WHAT IS ASKED = The listing below begins with the first line you should copy; stop after the line containing "0.765, 0.741, 0.741];", and drop every picture.

INFORMATION PROVIDED =
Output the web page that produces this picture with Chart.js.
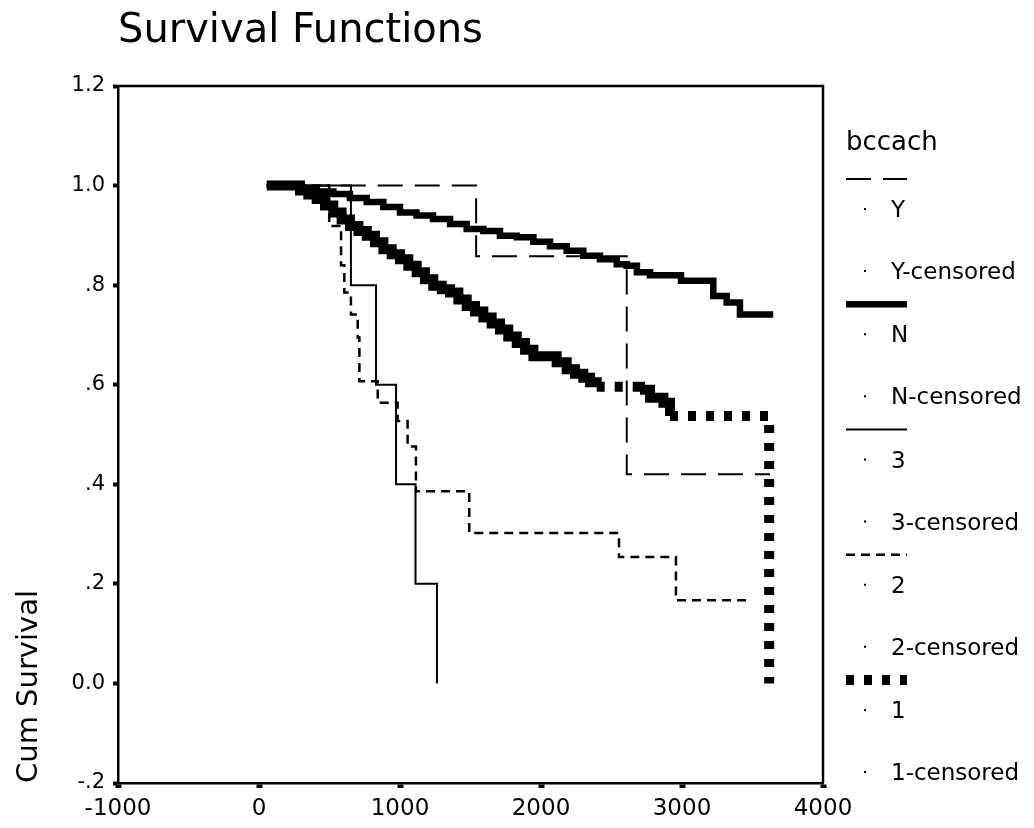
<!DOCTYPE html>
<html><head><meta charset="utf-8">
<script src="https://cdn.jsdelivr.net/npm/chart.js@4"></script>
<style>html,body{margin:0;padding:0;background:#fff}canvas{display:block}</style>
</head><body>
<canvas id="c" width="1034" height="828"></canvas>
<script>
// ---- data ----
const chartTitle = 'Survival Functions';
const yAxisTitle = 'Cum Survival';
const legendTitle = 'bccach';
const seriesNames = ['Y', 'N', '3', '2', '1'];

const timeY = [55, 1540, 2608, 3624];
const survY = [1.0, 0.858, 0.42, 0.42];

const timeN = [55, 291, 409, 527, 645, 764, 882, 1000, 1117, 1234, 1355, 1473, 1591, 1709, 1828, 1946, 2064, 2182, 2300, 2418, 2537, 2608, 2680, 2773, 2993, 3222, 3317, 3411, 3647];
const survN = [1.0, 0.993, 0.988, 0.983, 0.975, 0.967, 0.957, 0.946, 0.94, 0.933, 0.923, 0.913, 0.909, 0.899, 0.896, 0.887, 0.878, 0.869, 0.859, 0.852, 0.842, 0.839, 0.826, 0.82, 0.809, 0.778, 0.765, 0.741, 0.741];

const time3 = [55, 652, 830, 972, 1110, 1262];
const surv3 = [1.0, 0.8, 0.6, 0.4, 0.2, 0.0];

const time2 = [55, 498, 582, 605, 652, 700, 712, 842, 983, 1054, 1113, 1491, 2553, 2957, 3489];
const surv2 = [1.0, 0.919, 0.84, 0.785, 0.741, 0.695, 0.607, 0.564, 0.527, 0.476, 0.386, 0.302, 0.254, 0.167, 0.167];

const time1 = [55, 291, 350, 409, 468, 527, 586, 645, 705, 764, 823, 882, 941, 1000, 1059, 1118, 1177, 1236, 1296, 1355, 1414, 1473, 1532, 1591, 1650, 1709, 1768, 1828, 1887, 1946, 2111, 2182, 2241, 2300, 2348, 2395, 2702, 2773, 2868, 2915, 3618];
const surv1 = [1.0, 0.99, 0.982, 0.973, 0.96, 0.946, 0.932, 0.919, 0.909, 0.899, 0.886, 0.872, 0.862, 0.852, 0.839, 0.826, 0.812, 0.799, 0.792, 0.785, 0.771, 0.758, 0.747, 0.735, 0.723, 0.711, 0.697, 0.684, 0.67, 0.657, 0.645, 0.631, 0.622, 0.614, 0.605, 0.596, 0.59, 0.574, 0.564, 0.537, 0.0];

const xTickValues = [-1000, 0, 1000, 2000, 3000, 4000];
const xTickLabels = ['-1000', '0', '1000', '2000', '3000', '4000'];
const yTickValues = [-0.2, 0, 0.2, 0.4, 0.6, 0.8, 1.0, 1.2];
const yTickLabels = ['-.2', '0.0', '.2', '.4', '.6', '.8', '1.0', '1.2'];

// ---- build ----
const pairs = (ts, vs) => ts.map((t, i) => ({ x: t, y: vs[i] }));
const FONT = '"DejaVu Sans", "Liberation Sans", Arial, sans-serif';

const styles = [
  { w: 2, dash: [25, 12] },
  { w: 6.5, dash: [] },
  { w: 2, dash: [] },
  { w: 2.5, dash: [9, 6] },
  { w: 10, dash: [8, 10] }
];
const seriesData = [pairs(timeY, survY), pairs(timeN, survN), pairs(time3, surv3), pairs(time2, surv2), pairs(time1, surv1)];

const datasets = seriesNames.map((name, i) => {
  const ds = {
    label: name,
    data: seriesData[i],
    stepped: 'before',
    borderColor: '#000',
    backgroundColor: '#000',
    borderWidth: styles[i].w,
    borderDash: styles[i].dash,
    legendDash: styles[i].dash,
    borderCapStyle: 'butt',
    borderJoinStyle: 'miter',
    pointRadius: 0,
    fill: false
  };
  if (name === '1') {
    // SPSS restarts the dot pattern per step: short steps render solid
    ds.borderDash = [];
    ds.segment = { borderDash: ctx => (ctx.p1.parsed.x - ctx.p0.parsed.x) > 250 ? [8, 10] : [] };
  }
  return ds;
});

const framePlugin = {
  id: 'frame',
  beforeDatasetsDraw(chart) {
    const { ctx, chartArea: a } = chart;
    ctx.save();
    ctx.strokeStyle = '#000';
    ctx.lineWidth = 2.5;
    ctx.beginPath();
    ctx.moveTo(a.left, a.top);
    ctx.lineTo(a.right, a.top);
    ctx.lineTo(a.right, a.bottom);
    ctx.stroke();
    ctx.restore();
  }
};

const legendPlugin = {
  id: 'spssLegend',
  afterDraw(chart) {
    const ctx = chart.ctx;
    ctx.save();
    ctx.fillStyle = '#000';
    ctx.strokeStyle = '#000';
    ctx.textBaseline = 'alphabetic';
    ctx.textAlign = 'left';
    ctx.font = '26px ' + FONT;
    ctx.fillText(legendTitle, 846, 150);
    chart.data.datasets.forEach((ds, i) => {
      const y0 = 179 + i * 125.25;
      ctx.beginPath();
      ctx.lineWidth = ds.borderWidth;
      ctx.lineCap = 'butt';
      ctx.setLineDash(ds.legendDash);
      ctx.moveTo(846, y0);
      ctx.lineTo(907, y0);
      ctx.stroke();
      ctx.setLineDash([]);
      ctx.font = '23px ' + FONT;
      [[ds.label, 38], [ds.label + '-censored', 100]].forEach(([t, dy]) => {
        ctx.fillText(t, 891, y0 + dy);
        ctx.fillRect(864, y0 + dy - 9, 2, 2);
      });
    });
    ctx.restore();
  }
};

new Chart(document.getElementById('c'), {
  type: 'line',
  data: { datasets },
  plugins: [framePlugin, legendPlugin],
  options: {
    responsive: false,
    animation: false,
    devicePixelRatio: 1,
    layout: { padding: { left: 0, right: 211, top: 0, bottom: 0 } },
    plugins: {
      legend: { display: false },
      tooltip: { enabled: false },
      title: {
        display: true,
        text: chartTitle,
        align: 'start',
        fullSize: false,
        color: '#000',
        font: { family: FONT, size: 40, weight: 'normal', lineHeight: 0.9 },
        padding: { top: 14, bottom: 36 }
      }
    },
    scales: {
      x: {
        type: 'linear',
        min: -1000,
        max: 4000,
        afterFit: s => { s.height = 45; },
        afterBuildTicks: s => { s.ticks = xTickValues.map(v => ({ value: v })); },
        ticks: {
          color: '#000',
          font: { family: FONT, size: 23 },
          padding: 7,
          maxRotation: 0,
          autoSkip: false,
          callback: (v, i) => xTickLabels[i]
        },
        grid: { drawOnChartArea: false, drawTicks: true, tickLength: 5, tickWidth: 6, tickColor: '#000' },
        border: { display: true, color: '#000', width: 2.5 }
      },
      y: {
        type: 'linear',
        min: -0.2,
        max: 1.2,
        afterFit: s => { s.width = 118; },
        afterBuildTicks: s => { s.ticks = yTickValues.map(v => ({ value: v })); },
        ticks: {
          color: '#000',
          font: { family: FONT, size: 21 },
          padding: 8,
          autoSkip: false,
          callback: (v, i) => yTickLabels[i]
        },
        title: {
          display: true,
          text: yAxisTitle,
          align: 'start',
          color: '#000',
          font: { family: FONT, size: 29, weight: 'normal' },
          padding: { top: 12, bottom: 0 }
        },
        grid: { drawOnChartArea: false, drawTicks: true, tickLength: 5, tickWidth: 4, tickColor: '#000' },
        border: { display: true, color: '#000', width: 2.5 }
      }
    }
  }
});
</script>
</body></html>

IN RESPONSE =
Output the web page that produces this picture with Chart.js.
<!DOCTYPE html>
<html><head><meta charset="utf-8">
<script src="https://cdn.jsdelivr.net/npm/chart.js@4"></script>
<style>html,body{margin:0;padding:0;background:#fff}canvas{display:block}</style>
</head><body>
<canvas id="c" width="1034" height="828"></canvas>
<script>
// ---- data ----
const chartTitle = 'Survival Functions';
const yAxisTitle = 'Cum Survival';
const legendTitle = 'bccach';
const seriesNames = ['Y', 'N', '3', '2', '1'];

const timeY = [55, 1540, 2608, 3624];
const survY = [1.0, 0.858, 0.42, 0.42];

const timeN = [55, 291, 409, 527, 645, 764, 882, 1000, 1117, 1234, 1355, 1473, 1591, 1709, 1828, 1946, 2064, 2182, 2300, 2418, 2537, 2608, 2680, 2773, 2993, 3222, 3317, 3411, 3647];
const survN = [1.0, 0.993, 0.988, 0.983, 0.975, 0.967, 0.957, 0.946, 0.94, 0.933, 0.923, 0.913, 0.909, 0.899, 0.896, 0.887, 0.878, 0.869, 0.859, 0.852, 0.842, 0.839, 0.826, 0.82, 0.809, 0.778, 0.765, 0.741, 0.741];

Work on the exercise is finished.